Given request -
Print nothing but the lines from the start of the listing below through the line that contains "plt.rcParams['font.family'] = ['Liberation". Do not include the pictures.

Material provided -
▬▬▬▬▬▬
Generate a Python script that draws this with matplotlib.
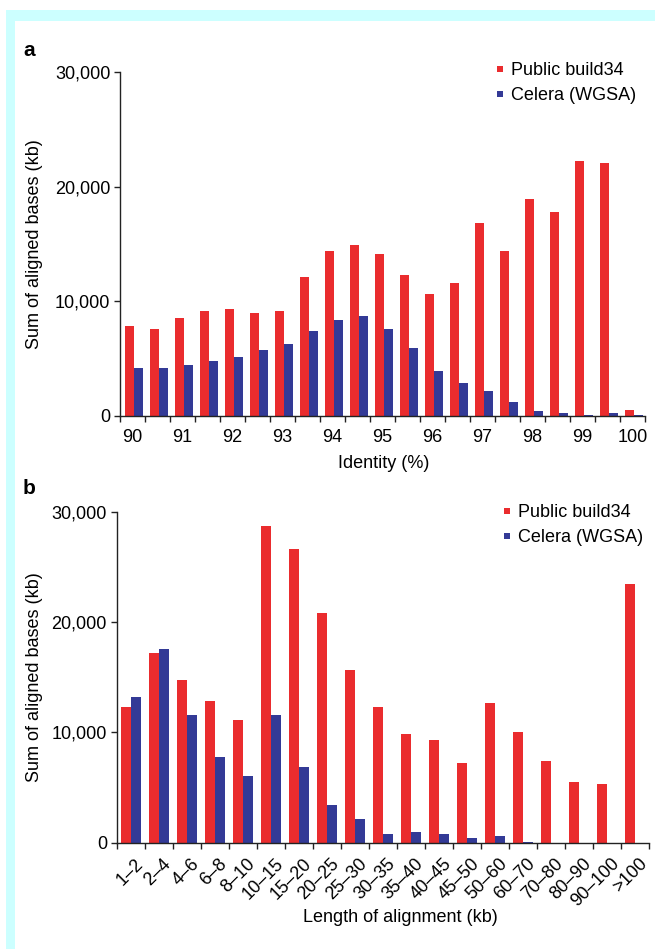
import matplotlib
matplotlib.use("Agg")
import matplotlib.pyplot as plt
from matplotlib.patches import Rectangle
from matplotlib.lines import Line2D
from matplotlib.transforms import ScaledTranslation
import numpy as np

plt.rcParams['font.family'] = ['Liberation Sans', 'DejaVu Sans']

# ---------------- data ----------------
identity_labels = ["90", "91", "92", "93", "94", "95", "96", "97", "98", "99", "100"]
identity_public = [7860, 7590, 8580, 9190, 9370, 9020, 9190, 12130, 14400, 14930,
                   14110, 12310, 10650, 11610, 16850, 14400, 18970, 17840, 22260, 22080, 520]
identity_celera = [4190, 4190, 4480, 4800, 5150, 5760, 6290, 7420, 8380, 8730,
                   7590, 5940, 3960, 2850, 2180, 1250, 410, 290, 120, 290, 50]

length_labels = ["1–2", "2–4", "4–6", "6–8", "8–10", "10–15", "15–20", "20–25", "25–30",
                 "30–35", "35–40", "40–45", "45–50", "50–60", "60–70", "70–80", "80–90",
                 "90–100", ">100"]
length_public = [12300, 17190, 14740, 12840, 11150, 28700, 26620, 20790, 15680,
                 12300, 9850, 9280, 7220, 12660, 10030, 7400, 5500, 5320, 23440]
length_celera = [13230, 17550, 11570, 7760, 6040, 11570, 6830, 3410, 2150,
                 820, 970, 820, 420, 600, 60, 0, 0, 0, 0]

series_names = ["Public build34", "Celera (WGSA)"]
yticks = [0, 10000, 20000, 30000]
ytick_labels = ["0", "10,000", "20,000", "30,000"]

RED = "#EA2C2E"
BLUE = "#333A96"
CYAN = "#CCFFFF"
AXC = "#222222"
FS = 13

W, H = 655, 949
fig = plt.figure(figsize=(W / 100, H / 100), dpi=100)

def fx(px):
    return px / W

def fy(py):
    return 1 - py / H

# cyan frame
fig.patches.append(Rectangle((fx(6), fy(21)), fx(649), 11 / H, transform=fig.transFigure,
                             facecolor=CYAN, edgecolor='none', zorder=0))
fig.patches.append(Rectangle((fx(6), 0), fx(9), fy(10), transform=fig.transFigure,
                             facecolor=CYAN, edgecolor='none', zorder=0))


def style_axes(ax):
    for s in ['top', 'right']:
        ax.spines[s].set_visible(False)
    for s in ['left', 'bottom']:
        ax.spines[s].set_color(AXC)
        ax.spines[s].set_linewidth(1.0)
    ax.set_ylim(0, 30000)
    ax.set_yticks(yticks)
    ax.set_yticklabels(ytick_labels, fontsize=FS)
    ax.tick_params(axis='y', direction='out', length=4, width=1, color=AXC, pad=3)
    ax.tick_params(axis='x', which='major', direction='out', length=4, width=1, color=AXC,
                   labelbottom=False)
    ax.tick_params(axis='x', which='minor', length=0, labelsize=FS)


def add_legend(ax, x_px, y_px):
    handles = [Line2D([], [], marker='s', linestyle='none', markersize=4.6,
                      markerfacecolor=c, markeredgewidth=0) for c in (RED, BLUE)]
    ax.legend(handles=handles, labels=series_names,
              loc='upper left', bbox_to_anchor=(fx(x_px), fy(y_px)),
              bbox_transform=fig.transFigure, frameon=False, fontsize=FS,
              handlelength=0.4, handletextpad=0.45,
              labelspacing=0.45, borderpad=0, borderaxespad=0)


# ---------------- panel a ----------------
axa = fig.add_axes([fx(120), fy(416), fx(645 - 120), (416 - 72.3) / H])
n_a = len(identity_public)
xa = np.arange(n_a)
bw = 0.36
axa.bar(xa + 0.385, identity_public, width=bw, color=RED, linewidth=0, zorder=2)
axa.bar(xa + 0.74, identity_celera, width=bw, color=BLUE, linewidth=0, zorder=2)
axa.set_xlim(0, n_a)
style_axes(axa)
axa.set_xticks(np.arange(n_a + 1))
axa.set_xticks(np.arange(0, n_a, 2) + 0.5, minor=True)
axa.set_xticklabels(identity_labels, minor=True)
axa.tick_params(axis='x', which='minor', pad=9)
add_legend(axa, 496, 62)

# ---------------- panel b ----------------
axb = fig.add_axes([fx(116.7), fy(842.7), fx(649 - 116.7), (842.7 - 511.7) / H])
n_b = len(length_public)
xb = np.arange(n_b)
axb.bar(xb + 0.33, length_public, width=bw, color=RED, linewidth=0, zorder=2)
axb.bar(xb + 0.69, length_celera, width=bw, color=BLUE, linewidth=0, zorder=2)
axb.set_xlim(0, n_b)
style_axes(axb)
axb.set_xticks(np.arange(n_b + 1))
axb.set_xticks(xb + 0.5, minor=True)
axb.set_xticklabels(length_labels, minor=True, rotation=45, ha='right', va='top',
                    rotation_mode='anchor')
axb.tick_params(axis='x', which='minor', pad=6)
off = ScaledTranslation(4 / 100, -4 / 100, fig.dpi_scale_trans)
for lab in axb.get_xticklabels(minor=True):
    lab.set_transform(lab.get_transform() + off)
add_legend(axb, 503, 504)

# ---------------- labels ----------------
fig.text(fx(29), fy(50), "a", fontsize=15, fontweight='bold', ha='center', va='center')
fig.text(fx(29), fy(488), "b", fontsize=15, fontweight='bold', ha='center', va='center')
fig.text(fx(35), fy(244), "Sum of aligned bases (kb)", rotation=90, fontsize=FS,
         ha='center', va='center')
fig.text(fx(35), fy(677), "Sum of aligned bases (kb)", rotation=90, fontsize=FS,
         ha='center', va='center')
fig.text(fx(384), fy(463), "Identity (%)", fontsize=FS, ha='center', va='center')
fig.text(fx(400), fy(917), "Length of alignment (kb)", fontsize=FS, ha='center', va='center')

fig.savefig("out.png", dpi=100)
▬▬▬▬▬▬
Result of the task -
Generate a Python script that draws this with matplotlib.
import matplotlib
matplotlib.use("Agg")
import matplotlib.pyplot as plt
from matplotlib.patches import Rectangle
from matplotlib.lines import Line2D
from matplotlib.transforms import ScaledTranslation
import numpy as np

plt.rcParams['font.family'] = ['Liberation Sans', 'DejaVu Sans']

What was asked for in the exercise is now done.